International coordination among countries in this latter area will be essential for a smooth exit, the IMF said.

Longer term legacies

The IMF noted that the crisis had brought to the fore several legacies of the crisis—a changed financial landscape, fiscal deficits, and the damage to household balance sheets.

The IMF welcomed the U.S. proposal for a systemic risk regulator, which should be accompanied by measures to discourage institutions’ complexity, interconnectedness and size, to limit systemic risks and moral hazard.

Beginning in the fall, the IMF will be working with the authorities to assess the U.S. financial system and regulations more deeply in the Financial Sector Assessment Program, which is a detailed examination of a country’s financial sector.

According to the IMF analysis, the crisis has led to a deterioration in U.S. public finances, and put upward pressures on long-run interest rates. The U.S.’s 2010 budget lays out appropriate objectives, including an early stabilization of debt relative to GDP, but is based on relatively optimistic economic assumptions. IMF estimates suggest that significant additional measures will be needed to ensure its targets are met.

There are looming challenges from entitlement spending, and the U.S. authorities aim to undertake health-care reforms is especially welcome. It will be important that proposals for universal health care are accompanied by strong measures to achieve the goal of reducing cost growth by 1.5 percent annually.

Changing role

Finally, the financial crisis also has important longer-run implications for the U.S. role in the global economy.

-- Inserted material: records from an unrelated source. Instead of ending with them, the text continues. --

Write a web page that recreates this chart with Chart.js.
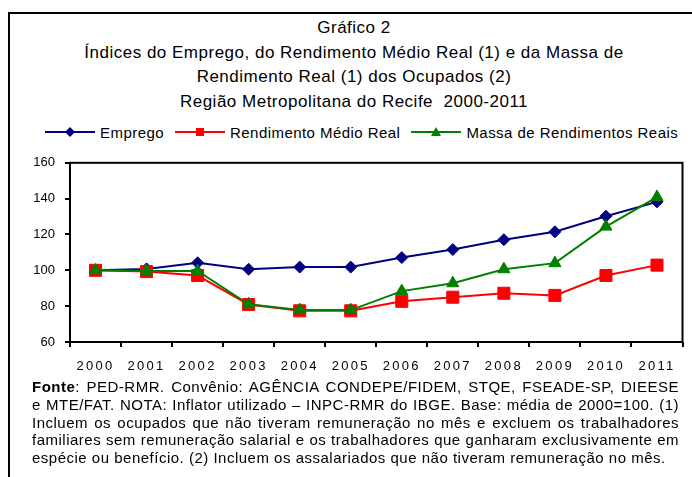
<!DOCTYPE html>
<html lang="pt">
<head>
    <meta charset="UTF-8">
    <title>Gráfico 2</title>
    <script src="https://cdn.jsdelivr.net/npm/chart.js"></script>
    <style>
        body {
            margin: 0;
            width: 692px;
            height: 477px;
            overflow: hidden;
            background: #fff;
            color: #000;
            font-family: 'Liberation Sans', Arial, sans-serif;
            position: relative;
        }
        .frame {
            position: absolute;
            left: 8px;
            top: 12px;
            width: 720px;
            height: 500px;
            border-left: 2px solid #000;
            border-top: 2px solid #000;
        }
        .title {
            position: absolute;
            left: 0;
            top: 16px;
            width: 708px;
            text-align: center;
            font-size: 17px;
            line-height: 24.7px;
            letter-spacing: 0.5px;
        }
        .legend {
            position: absolute;
            left: 45px;
            top: 122px;
            height: 20px;
            display: flex;
            align-items: center;
            font-size: 15px;
            letter-spacing: 0.45px;
            white-space: nowrap;
        }
        .legend .item { display: flex; align-items: center; margin-right: 11px; }
        .legend svg { margin-right: 5px; }
        .chart-box {
            position: absolute;
            left: 0;
            top: 145px;
            width: 692px;
            height: 235px;
        }
        .nota {
            position: absolute;
            left: 32px;
            top: 378px;
            width: 647px;
            font-size: 15px;
            line-height: 17.8px;
            letter-spacing: 0.5px;
            text-align: justify;
        }
    </style>
</head>
<body>
    <div class="frame"></div>
    <div class="title">
        Gráfico 2<br>
        Índices do Emprego, do Rendimento Médio Real (1) e da Massa de<br>
        Rendimento Real (1) dos Ocupados (2)<br>
        Região Metropolitana do Recife&nbsp; 2000-2011
    </div>
    <div class="legend" id="legend"></div>
    <div class="chart-box">
        <canvas id="grafico" width="692" height="235"></canvas>
    </div>
    <div class="nota">
        <b>Fonte</b>: PED-RMR. Convênio: AGÊNCIA CONDEPE/FIDEM, STQE, FSEADE-SP, DIEESE e MTE/FAT. NOTA: Inflator utilizado – INPC-RMR do IBGE. Base: média de 2000=100. (1) Incluem os ocupados que não tiveram remuneração no mês e excluem os trabalhadores familiares sem remuneração salarial e os trabalhadores que ganharam exclusivamente em espécie ou benefício. (2) Incluem os assalariados que não tiveram remuneração no mês.
    </div>

    <script>
        const anos = ['2000', '2001', '2002', '2003', '2004', '2005', '2006', '2007', '2008', '2009', '2010', '2011'];
        const emprego = [100, 100.8, 104.2, 100.6, 101.8, 101.8, 107.1, 111.6, 117.1, 121.5, 130.2, 138.2];
        const rendimentoMedio = [100, 99.3, 97.1, 80.9, 77.4, 77.4, 82.7, 85.0, 87.2, 86.0, 97.1, 102.9];
        const massaRendimentos = [100, 99.6, 99.6, 81.0, 77.8, 77.8, 88.4, 92.8, 100.6, 104.0, 124.4, 140.9];
        const yTicks = [60, 80, 100, 120, 140, 160];

        const fonte = "'Liberation Sans', Arial, sans-serif";

        const series = [
            { nome: 'Emprego', dados: emprego, cor: '#000080', marca: 'rectRot', raio: 6, ordem: 3 },
            { nome: 'Rendimento Médio Real', dados: rendimentoMedio, cor: '#FF0000', marca: 'rect', raio: 8.5, ordem: 2 },
            { nome: 'Massa de Rendimentos Reais', dados: massaRendimentos, cor: '#008000', marca: 'triangle', raio: 7, ordem: 1 }
        ];

        // legenda em HTML: linha com marcador no meio
        const marcas = {
            rectRot: c => `<polygon points="25,1 30,6 25,11 20,6" fill="${c}"/>`,
            rect: c => `<rect x="21" y="2" width="8" height="8" fill="${c}"/>`,
            triangle: c => `<polygon points="25,1 30,10 20,10" fill="${c}"/>`
        };
        document.getElementById('legend').innerHTML = series.map(s =>
            `<div class="item"><svg width="50" height="12"><line x1="0" y1="6" x2="50" y2="6" stroke="${s.cor}" stroke-width="2"/>${marcas[s.marca](s.cor)}</svg>${s.nome}</div>`
        ).join('');

        const molduraPlot = {
            id: 'molduraPlot',
            beforeDatasetsDraw(chart) {
                const { ctx, chartArea: a } = chart;
                ctx.save();
                ctx.strokeStyle = '#000';
                ctx.lineWidth = 2;
                ctx.strokeRect(a.left, a.top, a.right - a.left, a.bottom - a.top);
                ctx.restore();
            }
        };

        new Chart(document.getElementById('grafico'), {
            type: 'line',
            data: {
                labels: anos,
                datasets: series.map(s => ({
                    label: s.nome,
                    data: s.dados,
                    borderColor: s.cor,
                    backgroundColor: s.cor,
                    borderWidth: 2,
                    pointStyle: s.marca,
                    pointRadius: s.raio,
                    pointBorderWidth: 1,
                    pointBackgroundColor: s.cor,
                    pointBorderColor: s.cor,
                    tension: 0,
                    order: s.ordem
                }))
            },
            options: {
                responsive: false,
                animation: false,
                devicePixelRatio: 1,
                layout: { padding: { top: 12, right: 8, left: 0, bottom: 0 } },
                plugins: {
                    legend: { display: false },
                    tooltip: { enabled: false }
                },
                scales: {
                    x: {
                        offset: true,
                        grid: { offset: true, drawOnChartArea: false, drawTicks: true, tickLength: 5, color: '#000', lineWidth: 2 },
                        border: { display: false },
                        ticks: { color: '#000', font: { family: fonte, size: 13 }, padding: 12, maxRotation: 0, autoSkip: false },
                        afterFit(scale) {
                            scale.height = 38;
                            if (!scale._espacado) {
                                const orig = scale.drawLabels.bind(scale);
                                scale.drawLabels = function (area) {
                                    this.ctx.save();
                                    this.ctx.letterSpacing = '2.3px';
                                    orig(area);
                                    this.ctx.restore();
                                };
                                scale._espacado = true;
                            }
                        }
                    },
                    y: {
                        min: 60,
                        max: 160,
                        afterBuildTicks(scale) { scale.ticks = yTicks.map(v => ({ value: v })); },
                        grid: { drawOnChartArea: false, drawTicks: true, tickLength: 5, color: '#000', lineWidth: 2 },
                        border: { display: false },
                        ticks: { color: '#000', font: { family: fonte, size: 13 }, padding: 10 },
                        afterFit(scale) { scale.width = 70; }
                    }
                }
            },
            plugins: [molduraPlot]
        });
    </script>
</body>
</html>
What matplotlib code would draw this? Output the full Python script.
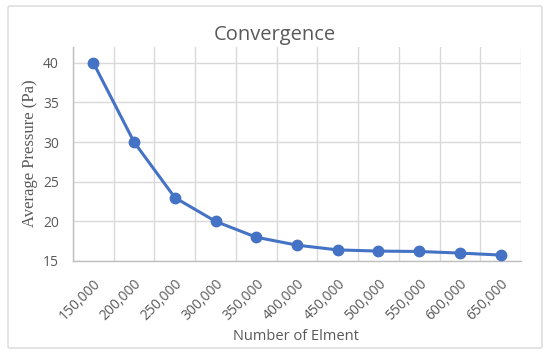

The very large decline in U.S. household wealth has already led to a strong pickup in household savings, which seems likely to continue, resulting in a sustained reduction in the U.S. current account deficit. This also means that the U.S. consumer will no longer be the global buyer of last resort, suggesting that other regions will need to play an increased role in supporting global growth and adjustment.